Just a couple of things, if you're over 50 you can now get the flu jab for free so worth doing if you're of that age or even paying for one if you're not. The benefits of chicken soup are widely known, you still can't beat getting a bird and sticking it in a pot with a few veggies and preparing it yourself over shop bought if you can unless you live in a Yiddish part of town and have a good deli nearby.
Yeah I normally do make it myself, we just did it for simplicity.
I got a good few years before I get a free flu jab.
 
I also ment to add, that I found quite a useful shaving product to help with the cold...
When your nose and top lip start to get dry with all the tissue rubbing try applying some proraso menthol pre-shave . It burns a little on the newer skin but it helps soothe the dryness and the menthol helps you breathe more easily.
Tadaaaaaaaaaaaaa!
 
I have never heard nor read this bizarre expression "knocked for six" before. I had to look it up. :unsure:

Cricket. It's the bowler who is "hit for six" (so, a bad thing) when the batsman "knocks it out of the park" (which in US slang is a good thing).
 
Perhaps I'm a natural skeptic, but after removing all of the emotional rhetoric, much of the information on Covid-19 seems imprecise.
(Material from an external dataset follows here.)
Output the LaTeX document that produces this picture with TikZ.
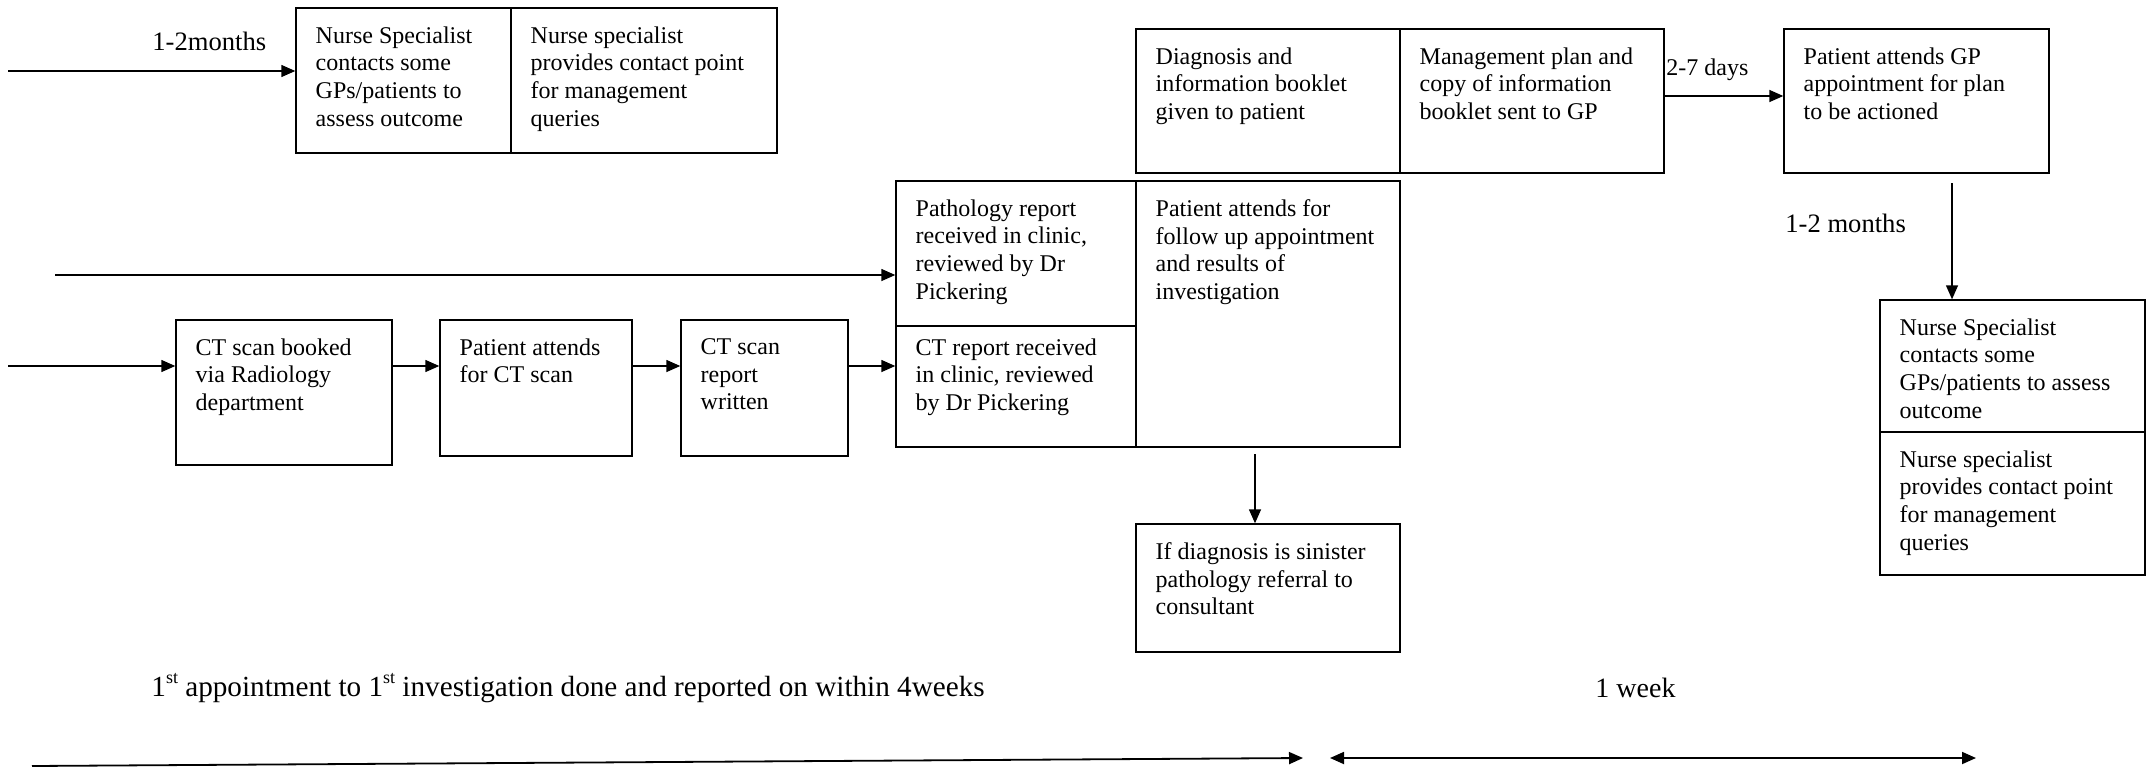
\documentclass[tikz,border=0pt]{standalone}
\usepackage{fontspec}
\setmainfont{Liberation Serif}
\usetikzlibrary{arrows.meta,fit,calc}

\tikzset{
  box/.style={draw, line width=0.7pt, inner sep=0pt},
  txt/.style={anchor=north west, inner sep=0pt, align=left,
              font=\fontsize{12}{13.8}\selectfont},
  lab/.style={anchor=west, inner sep=0pt},
  tip/.tip={Triangle[length=7pt,width=6pt]},
  arr/.style={-tip, line width=0.7pt},
  span/.style={line width=0.9pt},
}

\begin{document}
\begin{tikzpicture}[x=0.5pt, y=-0.5pt]
\useasboundingbox (0,0) rectangle (2156,771);

% ---- boxes (corners in picture units, y growing downwards)
\node[box, fit={(296,8) (511,153)}]    (nsA) {};
\node[box, fit={(511,8) (777,153)}]    (nsB) {};
\node[box, fit={(1136,29) (1400,173)}] (diag) {};
\node[box, fit={(1400,29) (1664,173)}] (mgmt) {};
\node[box, fit={(1784,29) (2049,173)}] (gp) {};
\node[box, fit={(896,181) (1136,326)}] (path) {};
\node[box, fit={(896,326) (1136,447)}] (ctrep) {};
\node[box, fit={(1136,181) (1400,447)}] (follow) {};
\node[box, fit={(176,320) (392,465)}]  (ctbook) {};
\node[box, fit={(440,320) (632,456)}]  (ctattend) {};
\node[box, fit={(681,320) (848,456)}]  (ctwritten) {};
\node[box, fit={(1136,524) (1400,652)}] (sinister) {};
\node[box, fit={(1880,300) (2145,432)}] (nsC) {};
\node[box, fit={(1880,432) (2145,575)}] (nsD) {};

% ---- box texts
\node[txt] (nsAt) at ([shift={(20,19)}]nsA.north west)
  {Nurse Specialist\\contacts some\\GPs/patients to\\assess outcome};
\node[txt] (nsBt) at ([shift={(20,19)}]nsB.north west)
  {Nurse specialist\\provides contact point\\for management\\queries};
\node[txt] (diagt) at ([shift={(20,19)}]diag.north west)
  {Diagnosis and\\information booklet\\given to patient};
\node[txt] (mgmtt) at ([shift={(20,19)}]mgmt.north west)
  {Management plan and\\copy of information\\booklet sent to GP};
\node[txt] (gpt) at ([shift={(20,19)}]gp.north west)
  {Patient attends GP\\appointment for plan\\to be actioned};
\node[txt] (patht) at ([shift={(20,19)}]path.north west)
  {Pathology report\\received in clinic,\\reviewed by Dr\\Pickering};
\node[txt] (ctrept) at ([shift={(20,13)}]ctrep.north west)
  {CT report received\\in clinic, reviewed\\by Dr Pickering};
\node[txt] (followt) at ([shift={(20,19)}]follow.north west)
  {Patient attends for\\follow up appointment\\and results of\\investigation};
\node[txt] (ctbookt) at ([shift={(20,19)}]ctbook.north west)
  {CT scan booked\\via Radiology\\department};
\node[txt] (ctattendt) at ([shift={(20,19)}]ctattend.north west)
  {Patient attends\\for CT scan};
\node[txt] (ctwrittent) at ([shift={(20,19)}]ctwritten.north west)
  {CT scan\\report\\written};
\node[txt] (sinistert) at ([shift={(20,19)}]sinister.north west)
  {If diagnosis is sinister\\pathology referral to\\consultant};
\node[txt] (nsCt) at ([shift={(20,19)}]nsC.north west)
  {Nurse Specialist\\contacts some\\GPs/patients to assess\\outcome};
\node[txt] (nsDt) at ([shift={(20,19)}]nsD.north west)
  {Nurse specialist\\provides contact point\\for management\\queries};

% ---- free labels
\newcommand\smallsup[1]{\raisebox{0.45em}{\fontsize{9}{10}\selectfont #1}}
\node[lab, font=\fontsize{13.3}{16}\selectfont] (lbA) at (152,41) {1-2months};
\node[lab, font=\fontsize{12}{14}\selectfont] (lbB) at (1666,70) {2-7 days};
\node[lab, font=\fontsize{13.3}{16}\selectfont] (lbC) at (1785,223) {1-2 months};
\node[lab, font=\fontsize{14.6}{17}\selectfont] (lbD) at (151,688)
  {1\smallsup{st} appointment to 1\smallsup{st} investigation done and reported on within 4weeks};
\node[lab, font=\fontsize{14}{17}\selectfont] (lbE) at (1595,688) {1 week};

% ---- loose ends of connectors
\coordinate (in1) at (8,71);
\coordinate (in2) at (55,275);
\coordinate (in3) at (8,366);
\coordinate (g1) at (1952,183);
\coordinate (f1) at (1255,454);
\coordinate (b1) at (32,766);
\coordinate (b2) at (1303,758);
\coordinate (w1) at (1330,758);
\coordinate (w2) at (1976,758);

% ---- connectors
\draw[arr] (in1) -- (in1 -| nsA.west);
\draw[arr] (in2) -- (in2 -| path.west);
\draw[arr] (in3) -- (in3 -| ctbook.west);
\draw[arr] (in3 -| ctbook.east) -- (in3 -| ctattend.west);
\draw[arr] (in3 -| ctattend.east) -- (in3 -| ctwritten.west);
\draw[arr] (in3 -| ctwritten.east) -- (in3 -| ctrep.west);
\draw[arr] ([yshift=2.5pt]mgmt.east) -- ([yshift=2.5pt]mgmt.east -| gp.west);
\draw[arr] (g1) -- (g1 |- nsC.north);
\draw[arr] (f1) -- (f1 |- sinister.north);

% ---- time spans
\draw[arr, span] (b1) -- (b2);
\draw[tip-tip, span] (w1) -- (w2);
\end{tikzpicture}
\end{document}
Regarding the testing - It would appear that the current testing procedures results may not be as accurate as we have been led to believe:

In https://www.fda.gov/media/134922/download, 4th pararaph under Intended Use

"Positive results are indicative of active infection with SARS-CoV-2 but do not rule out bacterial infection or co-infection with other viruses. The agent detected may not be the definite cause of disease."

Also, the US CDC withdrew the request for emergency approval of the RT-PCR testing panel.


---

I'm a bit of an old-timer, we got the smallpox vaccine, which to quote Lewis Black, "They scratched into your arm with a Coke cap," and that was about it. Polio vaccine came out in elmentary school, with a colored drop on a sugar cube. (We never did find out if we were the in control group or if we got the real stuff.) Everything else you got: measles (two kinds), chicken pox, mumps (not very common), the black plague, and eventually puberty.

The first two (measles and chicken pox) you looked forward to as you got to stay home from school for a week or two, no homework, bedrest, your mother pampering you a bit. Never knew or heard of anyone dying or becoming seriously ill from the "childhood diseases." The black plague we just shook off, but puberty did lay a few low.

Vaccines existed, but they were the old style; if your were vaccinated, then you did not get the disease and hence, you could not spread it. The mRNA seems to be a little lacking.